Friday, July 31, 2009

Boomsday, Redux

This morning I heard a startling news item on NPR:

For example, this moment, during President Obama's town meeting yesterday, the meeting was hosted by AARP, and at one point a caller named Mary put this question to the president about something that she had heard is in the House bill.


MARY: I have been told there is a clause in there that everyone that's Medicare age will be visited and told to decide how they wish to die. This bothers me greatly, and I'd like for you to promise me that this is not in this bill.

I knew this was another case of fiction becoming reality!Boomsday-cover

Last year, Christopher Buckley’s novel Boomsday kept me entertained through a flight somewhere and well into the night after arrival (this explains my drowsiness the next morning). The title refers to the date when the majority of baby boomers retire, precipitating an economic catastrophe for the country.

The heroine is Cassandra Devine, a savvy 29-year-old PR professional working in an agency run by one of the guys from Thank You for Smoking, an earlier Buckley work. She writes a popular blog (a la Dr. Isis), and she inspires her readers to storm golf courses and gated communities to terrorize the Medicare set. One late night she develops a concept of “voluntary transitioning” for boomers; in other words, they get some benefits (free Botox? reduced inheritance taxes?) if they agree to kick the bucket at age 70. Yup, it’s voluntary suicide. She repeatedly tells people that this is a “meta-issue” meant solely to drive the conversation and get the economic mess fixed, but like many ideas, this one develops a life of its own and is soon out of her control.

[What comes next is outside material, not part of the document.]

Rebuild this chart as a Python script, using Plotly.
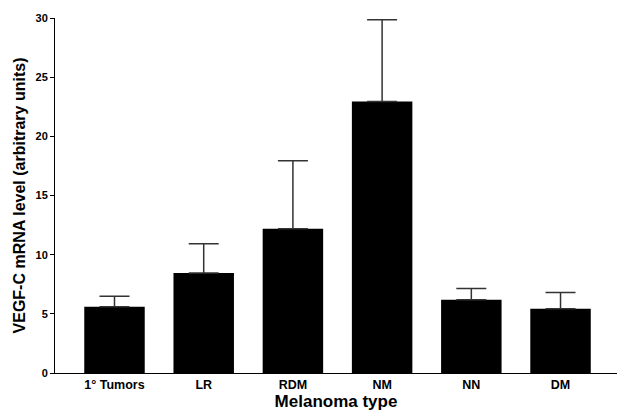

Unfortunately, this book has one thing completely in common with reality: tough choices don’t get made.

I won’t tell you any more about the book, because you really ought to read it yourself. Hell, you should buy it and help out Mr. Buckley who lost his job at the National Review (founded by his dad) because he endorsed Barak Obama for president!

The truth is no one really wants retirees to “pick their method of death:”

Mr. DAU: The House bill includes a provision that would allow Medicare to pay doctors for taking the time to talk with their patients about the very difficult choices that people face at the end of their life about health care: What kind of interventions you might want in the case of a bad accident or debilitating illness. It would empower individuals to make the best possible health care choices for them and their families and allow doctors to provide their patients with this so that no one's guessing at the end of a person's life.


SIEGEL: Because you're saying that that consultation that the doctor would offer or another health care professional might offer would, under the bill, now become covered by Medicare.

Thus far the debate on health care reform is a mess, driven more by fear than fact. I truly hope that our government can get it together and cover all of our citizens.

In the meantime, I’m waiting for Christopher Buckley to write another book!